Microsoft could soon be facing multi-million euro fines and other sanctions for breaking European competition law.
Microsoft says changes would mean poorer products for consumers
The European Commission has finished drafting its decision in the case it brought against the software giant.
The Commission is likely to decide that the firm illegally tied audio and video software, as well as server systems, to its Windows operating system.
While continuing talks with Microsoft, it is now circulating the decision to the parties involved.
"There is a draft on the table and this should come as no surprise, after all the investigation has been going on for long enough," said Amelia Torres, spokeswoman for Competition Commissioner Mario Monti.
"The final stage was the hearing in November and now we have to conclude."
Although the draft has yet to be revealed, few observers think Microsoft will come off unscathed.
The company has already been found by a US court to have broken anti-trust rules, and is now operating under a set of restrictions imposed as part of a deal with the Justice Department.

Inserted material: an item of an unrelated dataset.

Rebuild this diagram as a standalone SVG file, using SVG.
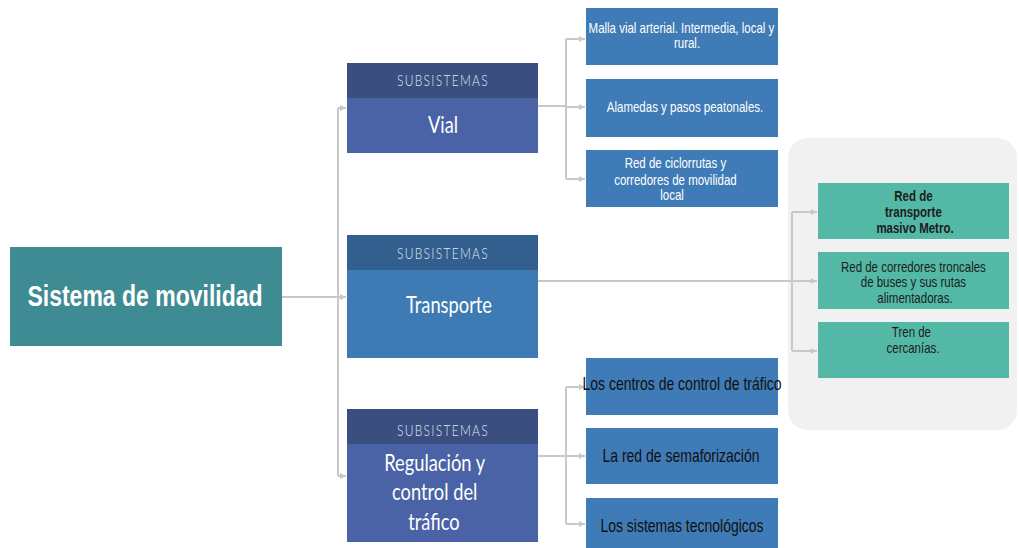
<svg xmlns="http://www.w3.org/2000/svg" width="1019" height="548" viewBox="0 0 1019 548">
  <style>
    .bg { fill: #ffffff; }
    .panel { fill: #f1f1f1; }
    .root { fill: #3e8b94; }
    .hdr-a { fill: #3a4e80; }
    .body-a { fill: #4a62a6; }
    .hdr-t { fill: #335f8f; }
    .body-t { fill: #3e7bb4; }
    .leaf { fill: #3f7bb6; }
    .leaf-g { fill: #53b9a6; }
    .wire { fill: none; stroke: #c8c8c8; stroke-width: 2; }
    .title { font-family: "Liberation Sans", Arial, sans-serif; font-weight: bold; font-size: 23px; fill: #ffffff; text-anchor: middle; }
    .cap { font-family: Lato, "Open Sans", sans-serif; font-weight: 300; font-size: 12px; letter-spacing: 1.3px; fill: #dfe5f0; text-anchor: middle; }
    .sub { font-family: Lato, "Open Sans", sans-serif; font-size: 18.3px; fill: #ffffff; text-anchor: middle; }
    .leaf-w { font-family: "Liberation Sans", Arial, sans-serif; font-size: 11.5px; fill: #ffffff; text-anchor: middle; }
    .leaf-k { font-family: "Liberation Sans", Arial, sans-serif; font-size: 14px; fill: #111111; text-anchor: middle; }
    .leaf-gk { font-family: "Liberation Sans", Arial, sans-serif; font-size: 11.5px; fill: #1c1c1c; text-anchor: middle; }
    .bold { font-weight: bold; }
  </style>
  <defs>
    <marker id="arrow" markerUnits="userSpaceOnUse" markerWidth="7" markerHeight="7" refX="6" refY="3" orient="auto">
      <path d="M0,0 L6,3 L0,6 z" fill="#c8c8c8"/>
    </marker>
  </defs>

  <rect class="bg" x="0" y="0" width="1019" height="548"/>

  <!-- backdrop behind the transport leaves -->
  <rect class="panel" x="788" y="138" width="229" height="292" rx="20" ry="20"/>

  <!-- connectors -->
  <g id="connectors">
    <path class="wire" d="M282,297 H338"/>
    <path class="wire" d="M338,108 V476"/>
    <path class="wire" d="M338,108 H346" marker-end="url(#arrow)"/>
    <path class="wire" d="M338,297 H346" marker-end="url(#arrow)"/>
    <path class="wire" d="M338,476 H346" marker-end="url(#arrow)"/>

    <path class="wire" d="M538,106 H566"/>
    <path class="wire" d="M566,39 V179"/>
    <path class="wire" d="M566,39 H585" marker-end="url(#arrow)"/>
    <path class="wire" d="M566,107 H585" marker-end="url(#arrow)"/>
    <path class="wire" d="M566,179 H585" marker-end="url(#arrow)"/>

    <path class="wire" d="M538,281 H817" marker-end="url(#arrow)"/>
    <path class="wire" d="M792,212 V351"/>
    <path class="wire" d="M792,212 H817" marker-end="url(#arrow)"/>
    <path class="wire" d="M792,351 H817" marker-end="url(#arrow)"/>

    <path class="wire" d="M538,456 H566"/>
    <path class="wire" d="M566,387 V524"/>
    <path class="wire" d="M566,387 H585" marker-end="url(#arrow)"/>
    <path class="wire" d="M566,456 H585" marker-end="url(#arrow)"/>
    <path class="wire" d="M566,524 H585" marker-end="url(#arrow)"/>
  </g>

  <!-- root -->
  <g id="sistema">
    <rect class="root" x="10" y="247" width="272" height="99"/>
    <text class="title" transform="translate(145 306) scale(1 1.28)" x="0" y="0">Sistema de movilidad</text>
  </g>

  <!-- subsystems -->
  <g id="vial">
    <rect class="body-a" x="347" y="63" width="191" height="90"/>
    <rect class="hdr-a" x="347" y="63" width="191" height="35"/>
    <text class="cap" transform="translate(443 86) scale(1 1.28)" x="0" y="0">SUBSISTEMAS</text>
    <text class="sub" transform="translate(443 133) scale(1 1.28)" x="0" y="0">Vial</text>
  </g>

  <g id="transporte">
    <rect class="body-t" x="347" y="235" width="191" height="123"/>
    <rect class="hdr-t" x="347" y="235" width="191" height="35"/>
    <text class="cap" transform="translate(443 259) scale(1 1.28)" x="0" y="0">SUBSISTEMAS</text>
    <text class="sub" transform="translate(449 313) scale(1 1.28)" x="0" y="0">Transporte</text>
  </g>

  <g id="regulacion">
    <rect class="body-a" x="347" y="409" width="191" height="133"/>
    <rect class="hdr-a" x="347" y="409" width="191" height="35"/>
    <text class="cap" transform="translate(443 436) scale(1 1.28)" x="0" y="0">SUBSISTEMAS</text>
    <text class="sub" transform="translate(437 471) scale(1 1.28)" x="0" y="0">
      <tspan x="0" dy="0">Regulación y</tspan>
      <tspan x="0" dy="23">control del</tspan>
      <tspan x="-3" dy="23">tráfico</tspan>
    </text>
  </g>

  <!-- vial leaves -->
  <g id="malla-vial">
    <rect class="leaf" x="586" y="8" width="192" height="57"/>
    <text class="leaf-w" transform="translate(683 33) scale(1 1.28)" x="0" y="0">
      <tspan x="0" dy="0">Malla vial arterial. Intermedia, local y</tspan>
      <tspan x="4" dy="11.7">rural.</tspan>
    </text>
  </g>
  <g id="alamedas">
    <rect class="leaf" x="586" y="79" width="192" height="58"/>
    <text class="leaf-w" transform="translate(685 112) scale(1 1.28)" x="0" y="0">Alamedas y pasos peatonales.</text>
  </g>
  <g id="ciclorrutas">
    <rect class="leaf" x="586" y="150" width="192" height="57"/>
    <text class="leaf-w" transform="translate(677 168) scale(1 1.28)" x="0" y="0">
      <tspan x="0" dy="0">Red de ciclorrutas y</tspan>
      <tspan x="0" dy="13.3">corredores de movilidad</tspan>
      <tspan x="-5" dy="11.7">local</tspan>
    </text>
  </g>

  <!-- transport leaves -->
  <g id="metro">
    <rect class="leaf-g" x="818" y="183" width="191" height="56"/>
    <text class="leaf-gk bold" transform="translate(915 201) scale(1 1.28)" x="0" y="0">
      <tspan x="0" dy="0">Red de</tspan>
      <tspan x="0" dy="12.5">transporte</tspan>
      <tspan x="0" dy="12.5">masivo Metro.</tspan>
    </text>
  </g>
  <g id="troncales">
    <rect class="leaf-g" x="818" y="252" width="191" height="57"/>
    <text class="leaf-gk" transform="translate(915 272) scale(1 1.28)" x="0" y="0">
      <tspan x="0" dy="0">Red de corredores troncales</tspan>
      <tspan x="0" dy="11.9">de buses y sus rutas</tspan>
      <tspan x="0" dy="12.5">alimentadoras.</tspan>
    </text>
  </g>
  <g id="tren">
    <rect class="leaf-g" x="818" y="322" width="191" height="56"/>
    <text class="leaf-gk" transform="translate(913 337) scale(1 1.28)" x="0" y="0">
      <tspan x="0" dy="0">Tren de</tspan>
      <tspan x="0" dy="12.5">cercanías.</tspan>
    </text>
  </g>

  <!-- traffic control leaves -->
  <g id="centros-control">
    <rect class="leaf" x="586" y="358" width="192" height="57"/>
    <text class="leaf-k" transform="translate(682 390) scale(1 1.28)" x="0" y="0">Los centros de control de tráfico</text>
  </g>
  <g id="semaforizacion">
    <rect class="leaf" x="586" y="428" width="192" height="56"/>
    <text class="leaf-k" transform="translate(681 462) scale(1 1.28)" x="0" y="0">La red de semaforización</text>
  </g>
  <g id="sistemas-tecnologicos">
    <rect class="leaf" x="586" y="498" width="192" height="56"/>
    <text class="leaf-k" transform="translate(682 532) scale(1 1.28)" x="0" y="0">Los sistemas tecnológicos</text>
  </g>
</svg>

But the restrictions have been criticised as too lax, and the judge who presided over their resolution said last week they had - at least in part - failed to open up the market for computer software.
The EU is likely to want to go further.
According to the Financial Times, the EU will want to fine Microsoft heavily, and may demand that it stops forcing suppliers to include its own media software at the expense of competitors such as Real Networks and Apple.
It is also probable that the company will be forced to reveal more information to its competitors about how its operating system interacts with others and with software applications.
The FT says the decision should be released by 1 May.
The growing market for downloadable music is making the question of Microsoft's alleged attempts to tie its users to its own standards more urgent.